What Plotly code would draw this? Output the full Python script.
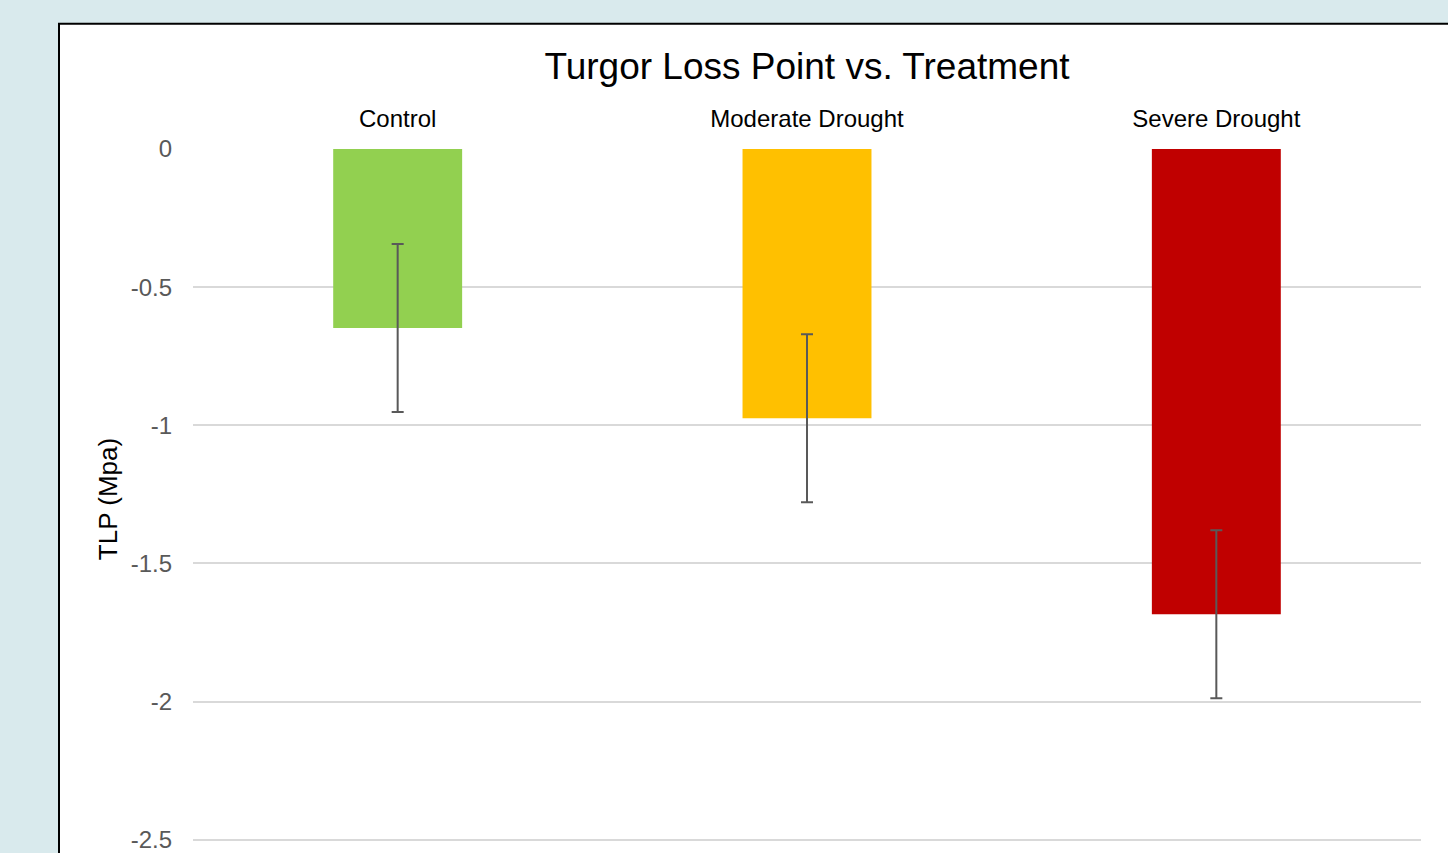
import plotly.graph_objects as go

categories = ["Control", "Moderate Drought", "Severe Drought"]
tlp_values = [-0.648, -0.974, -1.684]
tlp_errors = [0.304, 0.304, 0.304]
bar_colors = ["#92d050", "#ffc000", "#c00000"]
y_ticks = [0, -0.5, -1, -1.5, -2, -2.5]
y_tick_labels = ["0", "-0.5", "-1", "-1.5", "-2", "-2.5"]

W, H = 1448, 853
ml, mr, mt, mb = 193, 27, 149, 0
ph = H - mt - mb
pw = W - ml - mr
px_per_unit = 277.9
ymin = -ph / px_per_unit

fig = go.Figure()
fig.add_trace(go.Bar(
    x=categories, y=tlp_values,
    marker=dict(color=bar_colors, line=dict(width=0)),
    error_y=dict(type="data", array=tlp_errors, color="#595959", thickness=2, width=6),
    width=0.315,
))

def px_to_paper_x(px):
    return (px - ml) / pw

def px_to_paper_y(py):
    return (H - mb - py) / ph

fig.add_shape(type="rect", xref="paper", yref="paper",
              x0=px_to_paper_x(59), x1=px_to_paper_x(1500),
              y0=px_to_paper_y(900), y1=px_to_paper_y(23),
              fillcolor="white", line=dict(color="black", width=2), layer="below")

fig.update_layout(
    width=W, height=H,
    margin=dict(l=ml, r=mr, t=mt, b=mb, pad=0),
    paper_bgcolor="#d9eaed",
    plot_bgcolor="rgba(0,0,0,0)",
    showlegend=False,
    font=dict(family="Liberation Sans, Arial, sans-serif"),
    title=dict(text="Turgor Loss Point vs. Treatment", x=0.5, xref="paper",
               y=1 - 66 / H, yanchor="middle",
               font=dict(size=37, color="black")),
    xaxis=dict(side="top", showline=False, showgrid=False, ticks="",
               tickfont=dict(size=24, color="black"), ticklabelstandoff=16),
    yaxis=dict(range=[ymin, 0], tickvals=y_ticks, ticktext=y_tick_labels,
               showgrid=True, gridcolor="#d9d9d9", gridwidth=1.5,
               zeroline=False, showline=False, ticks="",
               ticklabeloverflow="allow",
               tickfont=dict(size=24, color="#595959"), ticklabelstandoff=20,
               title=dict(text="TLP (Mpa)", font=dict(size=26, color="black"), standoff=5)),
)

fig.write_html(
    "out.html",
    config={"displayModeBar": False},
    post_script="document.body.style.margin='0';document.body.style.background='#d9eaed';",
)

THE EXERCISE: Output exactly the span of lines from the top of the listing through the line holding "import plotly.graph_objects as go", and leave every picture out.

EXERCISE RESULT:
What Plotly code would draw this? Output the full Python script.
import plotly.graph_objects as go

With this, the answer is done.